When an educated person misses this question, it's not because the temporal logic is out of their reach. It's because they scanned the problem and answered quickly. They're pattern matching to a type of problem that wouldn't include the "tomorrow/next week" trick, and then giving the correct answer to that.
Imo it's evidence that humans make assumptions and aren't always thorough more than evidence of smart people being unable to perform elementary logic.
The humans were prompted to read the AI responses very carefully because their hallucinations are very good at convincing you with words. It takes a certain skillset to question every word that comes out of a language model because most people will go “hmm yeah that logic seems right”. So hiring “smart” people is insufficient, you need very paranoid people who question every assumption.
Implying there isn’t a market for chickens that are chicks? Clearly there is. The question literally states that the farmer bought chicks, so logically they could go back on the market. They don’t need to be older.
It did a better job in explaining that there is ambiguity in the question, but still went ahead with an arbitrary assumption in order to answer it. I think it is fair to say it is right, but so was the other attempt. Each interpretation is quite valid.
"Most right" would have been to ask questions about what is being asked instead of trying to answer an incomplete question. But rarely is the human even willing to do that as it is bizarrely seen as a show of weakness or something. An LLM is only as good as its training data, unfortunately.
I agree both got it right, in the sense that it wouldn't be a stupid thing for a human to do. If there's a follow-up from someone, I'm sure the more basic llm would have been able to adjust.

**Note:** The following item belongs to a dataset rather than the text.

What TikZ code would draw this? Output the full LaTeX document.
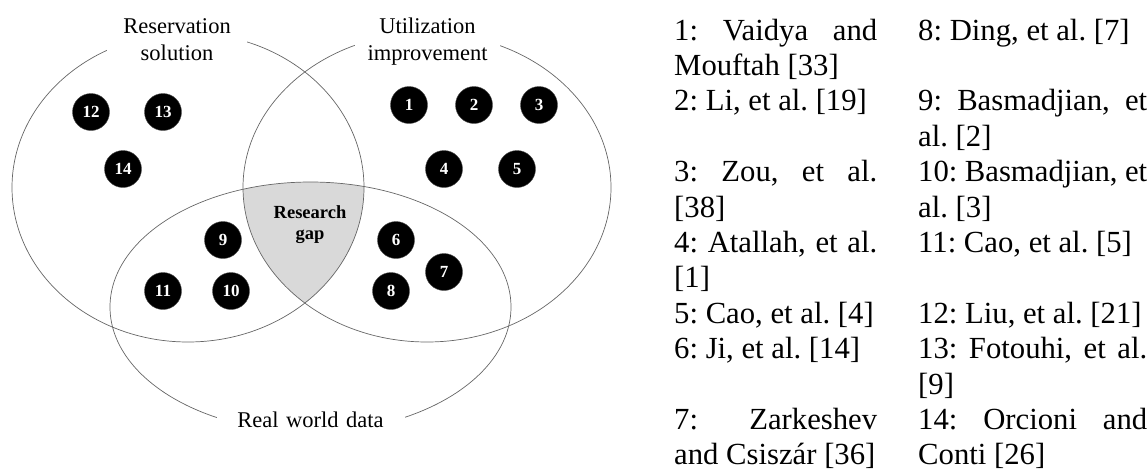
\documentclass[tikz,border=0pt]{standalone}
\usepackage{fontspec}
\setmainfont{Liberation Serif}
\begin{document}
\begin{tikzpicture}[x=1pt,y=-1pt,
  setline/.style={draw=black!60,line width=0.7pt},
  gapfill/.style={fill=black!15},
  setlabel/.style={fill=white,inner xsep=0pt,inner ysep=4pt,align=center,anchor=base,
    font=\fontsize{22.5}{27}\selectfont},
  paper/.style={circle,fill=black,draw=black!70,line width=0.4pt,minimum size=37pt,inner sep=0pt,
    text=white,font=\bfseries\fontsize{17}{17}\selectfont},
  gaplabel/.style={align=center,anchor=base,text width=90pt,inner sep=0pt,
    font=\bfseries\fontsize{18.5}{21}\selectfont},
  refcell/.style={anchor=base west,inner sep=0pt,
    font=\fontsize{30.7}{35.4}\selectfont\frenchspacing,
    execute at begin node={\spaceskip=0pt\xspaceskip=0pt}},
  leftcol/.style={refcell,text width=203pt},
  rightcol/.style={refcell,text width=229pt}]
\useasboundingbox (0,0) rectangle (1148,474);

% shaded intersection of all three sets
\begin{scope}
  \clip (188,187.5) ellipse [x radius=176pt, y radius=154.5pt];
  \clip (427,187.5) ellipse [x radius=184pt, y radius=154.5pt];
  \fill[gapfill] (310.5,307) ellipse [x radius=200.5pt, y radius=125pt];
\end{scope}

% the three sets
\draw[setline] (188,187.5) ellipse [x radius=176pt, y radius=154.5pt];
\draw[setline] (427,187.5) ellipse [x radius=184pt, y radius=154.5pt];
\draw[setline] (310.5,307) ellipse [x radius=200.5pt, y radius=125pt];

% set names
\node[setlabel,text width=140pt] (resv) at (177,33) {Reservation\\solution};
\node[setlabel,text width=145pt] (util) at (427.5,33) {Utilization\\improvement};
\node[setlabel,text width=188pt,inner ysep=12pt] (real) at (310.5,427) {Real world data};

\node[gaplabel] (gap) at (310,218) {Research\\gap};

% numbered papers
\node[paper] (p1)  at (409,105) {1};
\node[paper] (p2)  at (474,105) {2};
\node[paper] (p3)  at (539,105) {3};
\node[paper] (p4)  at (444,169) {4};
\node[paper] (p5)  at (517,169) {5};
\node[paper] (p6)  at (396,240) {6};
\node[paper] (p7)  at (444,272) {7};
\node[paper] (p8)  at (391,291) {8};
\node[paper] (p9)  at (223,240) {9};
\node[paper] (p10) at (231,291) {10};
\node[paper] (p11) at (163,291) {11};
\node[paper] (p12) at (91,112)  {12};
\node[paper] (p13) at (163,112) {13};
\node[paper] (p14) at (123,169) {14};

% reference list: two justified columns
\def\ls{35.4}
\node[leftcol]  (r1)  at (674,40)            {\makebox[\linewidth][s]{1: Vaidya and}\\Mouftah [33]};
\node[leftcol]  (r2)  at (674,{40+2*\ls})    {2: Li, et al. [19]};
\node[leftcol]  (r3)  at (674,{40+4*\ls})    {\makebox[\linewidth][s]{3: Zou, et al.}\\{[38]}};
\node[leftcol]  (r4)  at (674,{40+6*\ls})    {\makebox[\linewidth][s]{4: Atallah, et al.}\\{[1]}};
\node[leftcol]  (r5)  at (674,{40+8*\ls})    {5: Cao, et al. [4]};
\node[leftcol]  (r6)  at (674,{40+9*\ls})    {6: Ji, et al. [14]};
\node[leftcol]  (r7)  at (674,{40+11*\ls})   {\makebox[\linewidth][s]{7: Zarkeshev}\\and Csiszár [36]};
\node[rightcol] (r8)  at (918,40)            {8: Ding, et al. [7]};
\node[rightcol] (r9)  at (918,{40+2*\ls})    {\makebox[\linewidth][s]{9: Basmadjian, et}\\al. [2]};
\node[rightcol] (r10) at (918,{40+4*\ls})    {\makebox[\linewidth][s]{10: Basmadjian, et}\\al. [3]};
\node[rightcol] (r11) at (918,{40+6*\ls})    {11: Cao, et al. [5]};
\node[rightcol] (r12) at (918,{40+8*\ls})    {12: Liu, et al. [21]};
\node[rightcol] (r13) at (918,{40+9*\ls})    {\makebox[\linewidth][s]{13: Fotouhi, et al.}\\{[9]}};
\node[rightcol] (r14) at (918,{40+11*\ls})   {\makebox[\linewidth][s]{14: Orcioni and}\\Conti [26]};
\end{tikzpicture}
\end{document}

Regardless I think it's good showing that models are increasingly able to solve these "gotcha" questions, even though I think it's not hugely useful. Partly because I think it's a poor compliant and an easy shutdown.

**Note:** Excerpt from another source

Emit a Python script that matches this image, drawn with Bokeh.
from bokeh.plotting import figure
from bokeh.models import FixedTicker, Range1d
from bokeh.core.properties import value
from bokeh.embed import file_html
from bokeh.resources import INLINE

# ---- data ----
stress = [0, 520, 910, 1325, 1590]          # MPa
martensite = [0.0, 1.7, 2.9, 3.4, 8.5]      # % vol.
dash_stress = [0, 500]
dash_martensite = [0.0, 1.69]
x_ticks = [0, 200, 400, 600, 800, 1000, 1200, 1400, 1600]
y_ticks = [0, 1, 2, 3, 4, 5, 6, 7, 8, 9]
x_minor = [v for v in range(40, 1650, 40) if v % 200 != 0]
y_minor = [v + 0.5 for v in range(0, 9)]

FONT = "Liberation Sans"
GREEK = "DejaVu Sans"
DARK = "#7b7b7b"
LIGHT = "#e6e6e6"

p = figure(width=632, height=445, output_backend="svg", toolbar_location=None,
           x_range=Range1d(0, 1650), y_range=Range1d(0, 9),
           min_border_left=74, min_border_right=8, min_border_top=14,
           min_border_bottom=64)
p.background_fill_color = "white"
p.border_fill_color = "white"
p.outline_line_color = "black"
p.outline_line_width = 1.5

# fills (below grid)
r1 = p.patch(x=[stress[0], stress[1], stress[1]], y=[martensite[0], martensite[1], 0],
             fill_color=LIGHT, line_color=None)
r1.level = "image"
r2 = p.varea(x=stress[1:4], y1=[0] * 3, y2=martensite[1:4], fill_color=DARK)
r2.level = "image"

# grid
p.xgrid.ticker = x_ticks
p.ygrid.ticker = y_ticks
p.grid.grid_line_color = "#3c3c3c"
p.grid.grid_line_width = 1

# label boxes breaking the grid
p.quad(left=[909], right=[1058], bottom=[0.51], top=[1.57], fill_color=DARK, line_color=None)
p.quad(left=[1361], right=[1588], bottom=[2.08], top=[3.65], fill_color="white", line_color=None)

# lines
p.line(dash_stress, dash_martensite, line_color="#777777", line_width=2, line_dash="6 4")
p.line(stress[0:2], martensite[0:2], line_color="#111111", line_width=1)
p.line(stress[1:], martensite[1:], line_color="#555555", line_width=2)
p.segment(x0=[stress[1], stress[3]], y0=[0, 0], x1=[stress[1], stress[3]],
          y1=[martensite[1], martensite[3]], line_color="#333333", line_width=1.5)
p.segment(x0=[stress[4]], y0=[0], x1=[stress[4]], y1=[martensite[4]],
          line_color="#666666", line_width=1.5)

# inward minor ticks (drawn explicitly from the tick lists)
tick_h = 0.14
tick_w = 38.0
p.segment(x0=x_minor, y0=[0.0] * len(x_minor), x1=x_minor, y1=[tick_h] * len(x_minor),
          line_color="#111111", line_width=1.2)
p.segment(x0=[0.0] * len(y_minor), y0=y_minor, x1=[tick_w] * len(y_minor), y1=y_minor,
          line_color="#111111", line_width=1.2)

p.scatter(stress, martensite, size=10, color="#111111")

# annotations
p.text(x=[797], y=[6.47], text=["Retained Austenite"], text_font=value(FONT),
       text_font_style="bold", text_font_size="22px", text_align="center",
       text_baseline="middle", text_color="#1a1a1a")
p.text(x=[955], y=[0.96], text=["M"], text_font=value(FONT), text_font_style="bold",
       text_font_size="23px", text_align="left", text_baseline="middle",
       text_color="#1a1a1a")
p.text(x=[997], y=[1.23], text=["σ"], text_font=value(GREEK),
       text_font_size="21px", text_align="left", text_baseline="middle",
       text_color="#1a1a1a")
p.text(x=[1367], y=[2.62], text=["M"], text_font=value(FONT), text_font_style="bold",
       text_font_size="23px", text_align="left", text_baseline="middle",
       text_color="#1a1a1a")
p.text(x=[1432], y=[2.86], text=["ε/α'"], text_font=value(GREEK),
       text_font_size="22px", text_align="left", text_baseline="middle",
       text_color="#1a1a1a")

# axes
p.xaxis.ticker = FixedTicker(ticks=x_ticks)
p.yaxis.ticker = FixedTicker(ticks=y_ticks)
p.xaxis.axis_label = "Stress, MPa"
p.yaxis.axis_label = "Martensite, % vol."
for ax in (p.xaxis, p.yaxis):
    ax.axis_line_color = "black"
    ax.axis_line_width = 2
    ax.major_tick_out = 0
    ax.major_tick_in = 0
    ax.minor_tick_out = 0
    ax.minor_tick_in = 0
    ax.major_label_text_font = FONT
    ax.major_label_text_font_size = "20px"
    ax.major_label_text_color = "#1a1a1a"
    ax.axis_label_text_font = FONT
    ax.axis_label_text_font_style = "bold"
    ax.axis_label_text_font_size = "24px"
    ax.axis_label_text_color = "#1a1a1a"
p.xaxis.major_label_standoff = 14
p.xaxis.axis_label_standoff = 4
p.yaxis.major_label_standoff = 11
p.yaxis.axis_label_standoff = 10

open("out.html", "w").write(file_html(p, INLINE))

Or the other one, a flock of 8 birds are sitting on a fence. The farmer shoots 1. How many are left? 8-1 is 7, but the answer is zero, because the gun shot scared the rest of them off. Fwiw, ChatGPT says zero.
At some point, we decided that compilers were good enough to convert code into assembly to just use them. even if an absolute master could write better assembly than the complier, we moved over to using compilers because of the advantages offered.
The question is for what. For the level of interaction that many day-to-day tasks require, ChatGPT meets that. When you’re going grocery shopping, how often do you get stopped at the door by a security guard who won’t let you pass unless you answer their riddle? The A in AI stands for artificial, so it’s going to look different than human intelligence but we’re at a point where I can throw some words at the computer and it will generate an essay for me relevant to the words I threw at it. It may not get every little detail right, but I’m amazed by that because I’ve had meaningful interactions with humans via text whom wouldn’t have caught the chicks versus chickens gotcha.
Is ChatGPT an all knowing and infallible oracle? Clearly not. But holding it to a higher standard than we hold other humans to is a unfair test of its abilities.
If you'd said "hens" you'd have a stronger point, but then you'd need to be talking about chicks and hens (and they could still cross whatever adulthood threshold you like within the week, as you didn't specify how young they are - "new" could just mean new to the farmer).
You wrote:
> I've seen people with masters fail at spotting hallucinations in elementary level word problems.
I wanted to express that having a master in some (even complicated) subject does not make you a master at [pun intended] spotting hallucinations. To give evidence for this statement, I gave a different, more down-to-earth example of a similar situation.